Elle constate enfin que les empreintes vocales étaient traitées de manière non chiffrée sur un Google cloud, dont la société mère se situe en dehors de l’Espace Economique Européen (aux USA), et ce en connaissance de cause et sans mesures appropriées de mitigation des risques.
La Chambre Contentieuse et le Service d’Inspection mettent en évidence, d’une part que l’avis du délégué à la protection des données de la ville (« DPO »), qui avait pointé des éléments potentiellement problématiques, n’a pas été suffisamment écouté ; et d’autre part que l’analyse des risques liés au projet pour les droits et libertés des individus (aussi appelée « AIPD ») était lacunaire. Or, une prise en considération de ces remarques ainsi qu’une analyse des risques appropriée auraient permis de mettre en œuvre des mesures pour atténuer les risques constatés par l’APD, et potentiellement d’éviter de commettre des infractions au RGPD.
Sanction
Pour sanctionner les manquements constatés en termes, entre autres, de légalité du traitement, de transparence, d’AIPD et de transfert de données vers des pays tiers, la Chambre Contentieuse de l'APD :
- adresse une réprimande à la Ville d’Anvers, et,
- lui ordonne de supprimer tous les fichiers audio bruts contenant des voix ainsi que les empreintes vocales.

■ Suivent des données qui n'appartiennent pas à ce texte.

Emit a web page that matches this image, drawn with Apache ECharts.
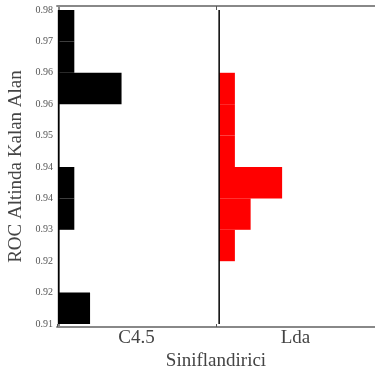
<!DOCTYPE html>
<html>
<head>
<meta charset="utf-8">
<script src="https://cdn.jsdelivr.net/npm/echarts@6/dist/echarts.min.js"></script>
<style>html,body{margin:0;padding:0;background:#fff;}#c{width:375px;height:374px;}</style>
</head>
<body>
<div id="c"></div>
<script>
const categories = ['C4.5', 'Lda'];
const binEdges = [0.9112, 0.9179, 0.9246, 0.9313, 0.9380, 0.9447, 0.9514, 0.9581, 0.9648, 0.9715, 0.9782];
const c45Counts = [2, 0, 0, 1, 1, 0, 0, 4, 1, 1];
const ldaCounts = [0, 0, 1, 2, 4, 1, 1, 1, 0, 0];
const yTickValues = binEdges.slice();
const seriesColors = ['#000000', '#ff0000'];

const baseOffsets = [0, 10.2];
const countsByCat = [c45Counts, ldaCounts];

const chart = echarts.init(document.getElementById('c'), null, {renderer: 'canvas'});
const serif = '"Liberation Serif", "Times New Roman", serif';

function histSeries(ci) {
  const data = [];
  countsByCat[ci].forEach((n, b) => { if (n > 0) data.push([b, n]); });
  return {
    type: 'custom',
    xAxisIndex: 1,
    yAxisIndex: 0,
    data: data,
    silent: true,
    renderItem: function (params, api) {
      const b = api.value(0), n = api.value(1);
      const base = baseOffsets[ci];
      const p0 = api.coord([base, binEdges[b]]);
      const p1 = api.coord([base + n, binEdges[b + 1]]);
      return {
        type: 'rect',
        shape: {x: p0[0], y: p1[1], width: p1[0] - p0[0], height: p0[1] - p1[1]},
        style: {fill: seriesColors[ci]}
      };
    }
  };
}

const baseLineSeries = {
  type: 'custom',
  xAxisIndex: 1,
  yAxisIndex: 0,
  data: categories.map((c, i) => [i]),
  silent: true,
  z: 3,
  renderItem: function (params, api) {
    const i = api.value(0);
    const a = api.coord([baseOffsets[i], binEdges[0]]);
    const b = api.coord([baseOffsets[i], binEdges[binEdges.length - 1]]);
    return {
      type: 'line',
      shape: {x1: a[0], y1: a[1], x2: b[0], y2: b[1]},
      style: {stroke: '#000', lineWidth: 1.5}
    };
  }
};

chart.setOption({
  animation: false,
  backgroundColor: '#fff',
  grid: {left: 57, right: 0, top: 6, bottom: 47, containLabel: false, outerBoundsMode: 'none'},
  xAxis: [
    {
      type: 'category',
      data: categories,
      position: 'bottom',
      boundaryGap: true,
      axisLine: {lineStyle: {color: '#888', width: 2}},
      axisTick: {show: true, inside: true, length: 3, lineStyle: {color: '#555'}},
      axisLabel: {fontFamily: serif, fontSize: 19, color: '#444', margin: 2},
      splitLine: {show: false},
      name: 'Siniflandirici',
      nameLocation: 'middle',
      nameGap: 25,
      nameMoveOverlap: false,
      nameTextStyle: {fontFamily: serif, fontSize: 19, color: '#444'}
    },
    {
      type: 'value',
      min: -0.1,
      max: 20.1,
      position: 'top',
      axisLine: {show: true, lineStyle: {color: '#888', width: 2}},
      axisTick: {show: true, inside: true, length: 4, customValues: [10], lineStyle: {color: '#555'}},
      axisLabel: {show: false},
      splitLine: {show: false}
    }
  ],
  yAxis: [{
    type: 'value',
    min: 0.91056,
    max: 0.97905,
    axisLine: {show: true, lineStyle: {color: '#888', width: 2}},
    axisTick: {show: false},
    splitLine: {show: false},
    axisLabel: {
      customValues: yTickValues,
      formatter: v => v.toFixed(2),
      fontFamily: serif, fontSize: 10, color: '#555', margin: 4
    },
    name: 'ROC Altinda Kalan Alan',
    nameLocation: 'middle',
    nameGap: 31,
    nameMoveOverlap: false,
    nameTextStyle: {fontFamily: serif, fontSize: 19, color: '#444'}
  }],
  series: [histSeries(0), histSeries(1), baseLineSeries]
});
</script>
</body>
</html>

Avant de prononcer sa sanction, la Chambre Contentieuse a pris en considération le fait qu’il s’agissait d’un projet pilote d’innovation limité dans le temps visant à résoudre un problème reconnu (nuisances sonores), et que la ville a collaboré à l’enquête.
Hielke Hijmans, Président de la Chambre Contentieuse, conclut : « La protection des données et l’innovation ne sont pas antinomiques. De tels projets technologiques doivent cependant être bien encadrés, en prenant en compte les potentiels risques pour les individus, et en mettant en place des mesures pour les atténuer. Nous insistons en ce sens sur l’importance de la mise en œuvre d’une analyse d’impact minutieuse, et de l’implication du délégué à la protection des données. »
L’APD rappelle également qu’elle met à la disposition des responsables du traitement des ressources pour les guider dans les nouvelles technologies, comme sa brochure d’information sur les systèmes d’IA ou son rapport sur sa journée d’étude « Smart Cities ».